After Schaefer, success has been momentarily seized by rookie Michael Hutchinson and AHL freshman Matt Dalton, but neither has been able to claim the top job as his own. Instead, Hutchinson and Dalton have each split the season between Providence and Boston’s ECHL affiliate in Reading. To no surprise, both have enjoyed good success for the AA-level Royals, but it's been a challenge to consistently parlay those numbers to the next level.

Both Hutchinson and Dalton began the year in Rhode Island with Schaefer in Europe with the big club, but Dalton's two-period struggles on Opening Night resulted in a quick return to Reading, where he helped guide the Royals to the American Conference Finals as a rookie last season. With Schaefer back in tow, it was Hutchinson's turn.

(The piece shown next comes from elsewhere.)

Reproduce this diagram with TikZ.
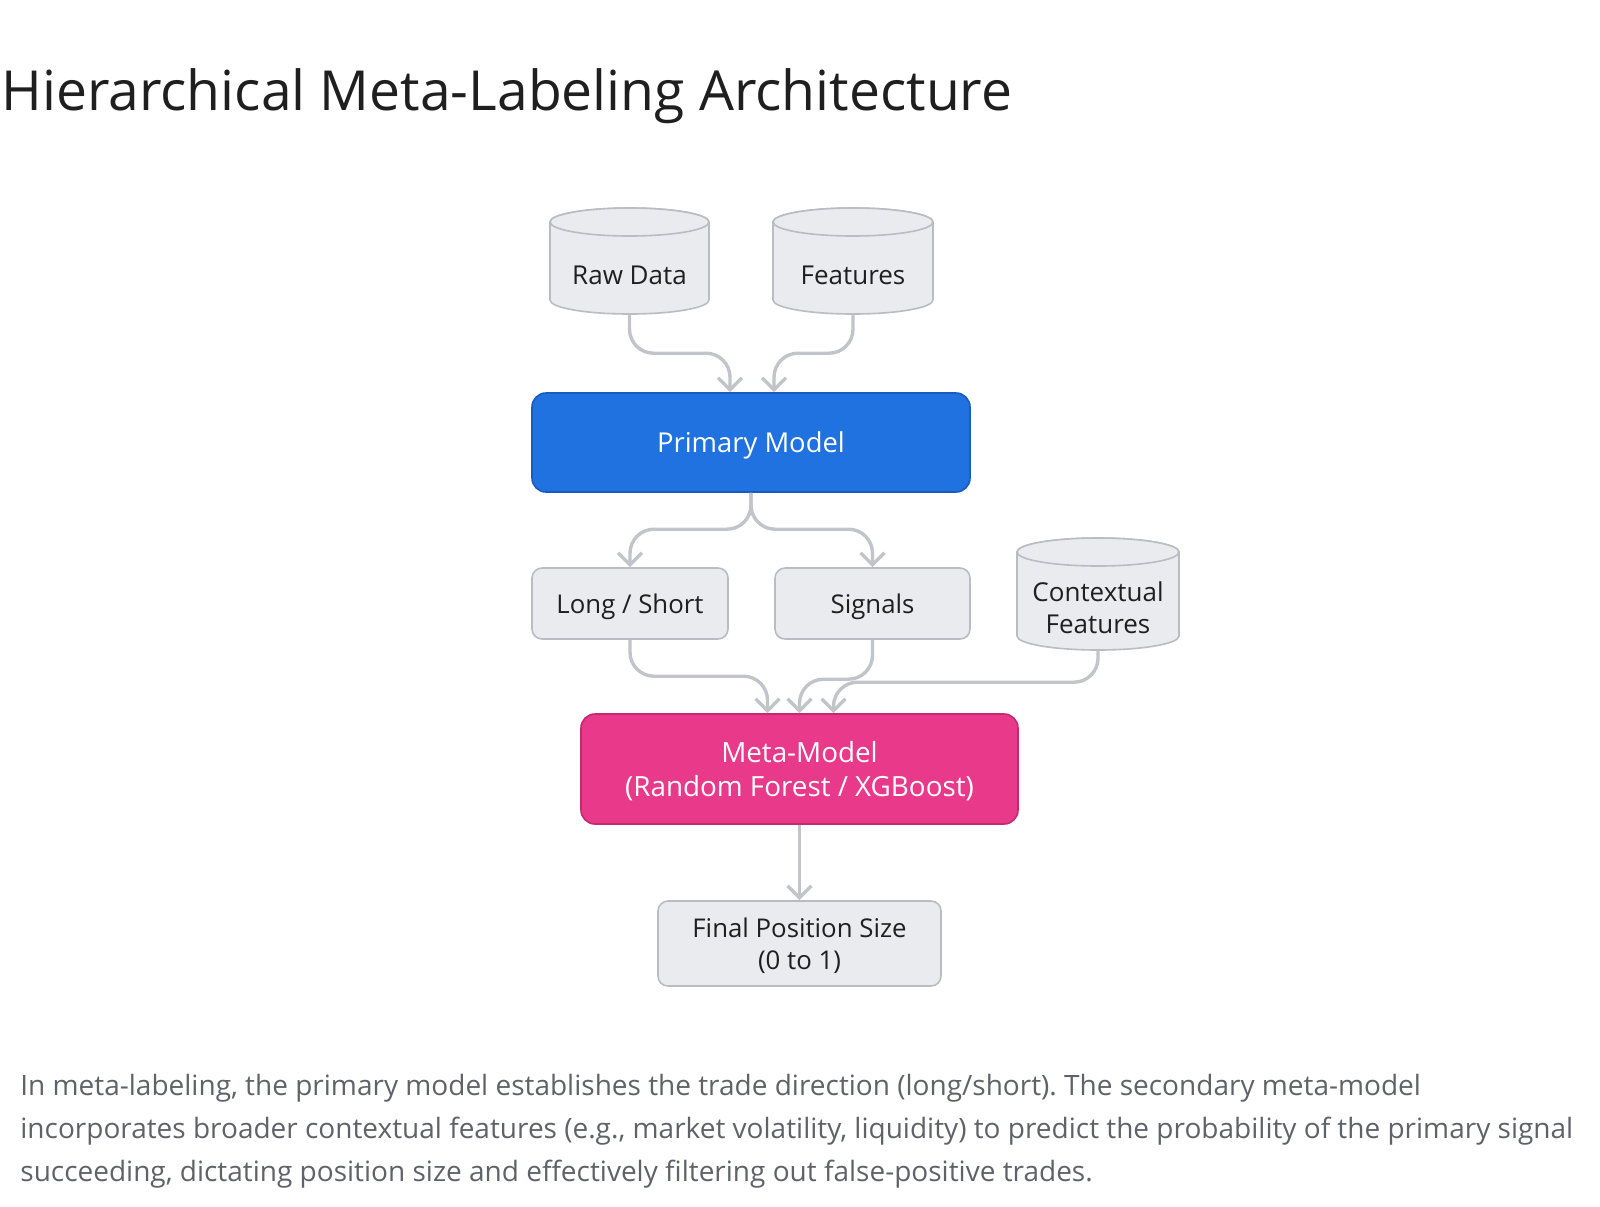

The first-year goalie and 2008 third-round pick cast aside his remaining junior eligibility and, after a 1-2-0 start, went seven straight games without a loss, earning five wins. Eventually, Hutchinson was rewarded as Providence's November Player of the Month. Little did he know at the time, though, that was the start of an unfortunate trend for the club’s young goalies. After his great run ended on Nov. 24, the former OHL standout appeared in seven more games, winning only one. That ensuing rough stretch ultimately resulted in a Dec. 29 departure to Reading.

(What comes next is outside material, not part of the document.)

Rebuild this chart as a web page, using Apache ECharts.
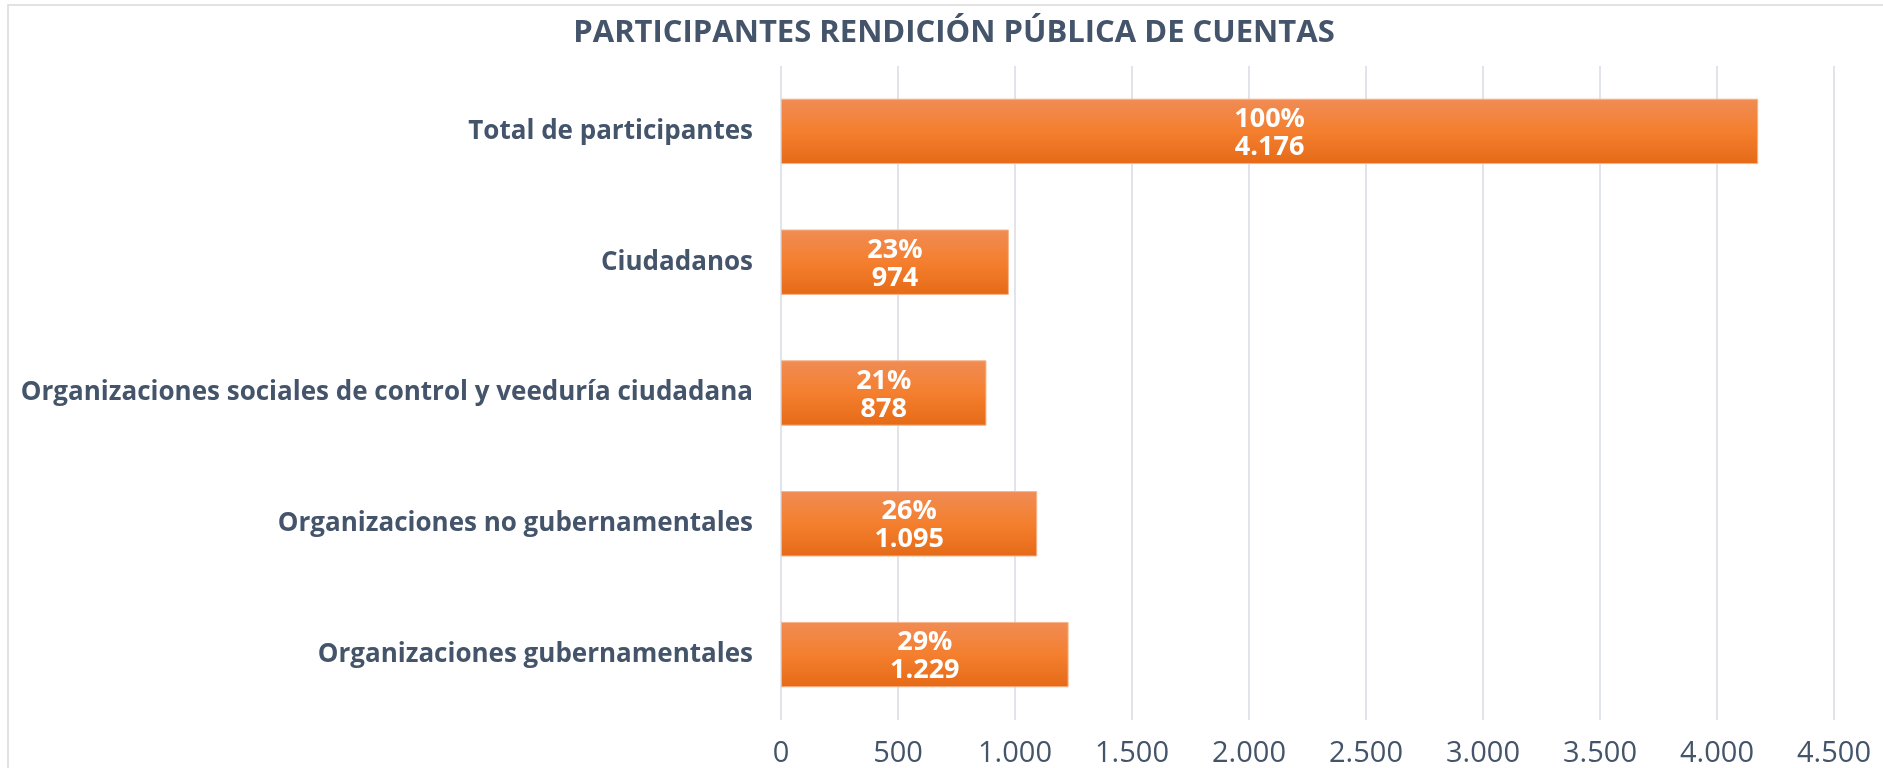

Hutchinson's loss was Dalton's gain after the second-year pro put together a strong showing following his rocky start in Providence. Dalton led the Royals to first-place in the standings behind an 11-7-0 mark, two shutouts, a 2.88 GAA and .912 save percentage, building the confidence it would take for him to finally succeed at the AHL level.

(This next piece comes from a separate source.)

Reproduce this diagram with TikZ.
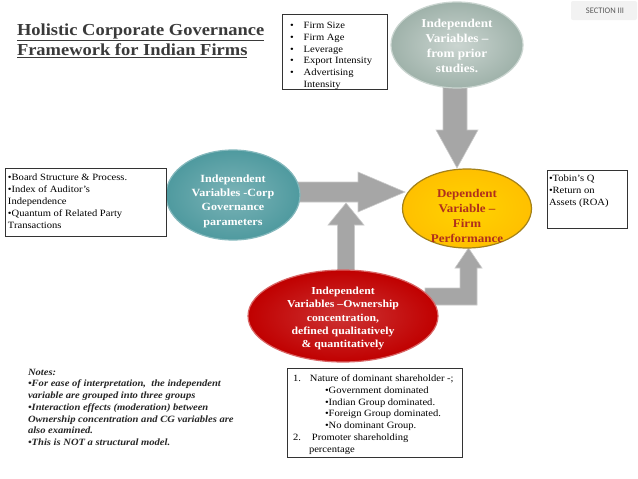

Succeed, he did. After Dalton dropped his first game back with Providence on New Year's Day, he reeled off six wins in seven games, including his first career AHL victories and first two shutouts in a P-Bruins sweater. Wouldn’t you know, Dalton was named the club’s January Player of the Month as he helped Providence to a 19-point month and thrust his team right back into the playoff race.

If such a "Player of the Month Curse" exists, however, it reared its ugly head again. Dalton lost six of his next seven starts, capped by Wednesday's embarrassing 7-0 defeat in Portland. The loss was the backstop's fifth in a row, which coincided with Providence’s season-long seventh straight collapse, including a few less-than-desirable outings that resulted in head coach Rob Murray questioning his team's effort.

Along the way, as the P-Bruins have struggled, the Royals have thrived with Hutchinson between the pipes. Since his demotion, the 20-year-old went 9-5-3 with his first professional shutout, a 2.85 GAA and a .917 save percentage in 17 games.

On Thursday, the inevitable switch was made. Hutchinson was promoted to Providence, while Dalton was handed a one-way ticket back to Reading.

Hutchinson responded favorably in his first outing back in the Ocean State on Friday night, reacting to Dalton's touchdown-sized loss in Portland with a 4-3 shootout win over those same Pirates. More impressive, the man with the plain white mask stopped 47 of 50 shots through overtime before forcing all four Pirates he dealt with in the shootout to walk the proverbial plank.

Just like that, the losing streak was over, but the uncertainty surrounding the P-Bruins' consistency in net remains.

What happens next is a mystery, but with Providence sitting nine points out of a playoff spot with 24 games remaining, the club is going to need to find the missing piece to its goaltending puzzle, whether that piece is already in the system or elsewhere.

Up north, yes, the Boston Bruins know how to put the puck in the back of the net, but they’ve shown diligence in preventing opponents from doing the same and, to their credit, stand tall at third in the Eastern Conference. It’s a lesson their brethren in Providence are trying to learn.

In many ways this season, the P-Bruins' goaltending situation has been one of a goalie-by-committee format. For weeks, Murray publicly bellowed to his net-minders, "If you win, you’re in." At times, there was a response, but for the most part the top dog in the crease has yet to be determined.

With Dalton gone and a busy schedule still ahead, it will be between Schaefer and Hutchinson to take an opportunity and run with it. Hutchinson got the first crack upon his return and, if his glove gets hot, history would show the job is his until his mitt cools down.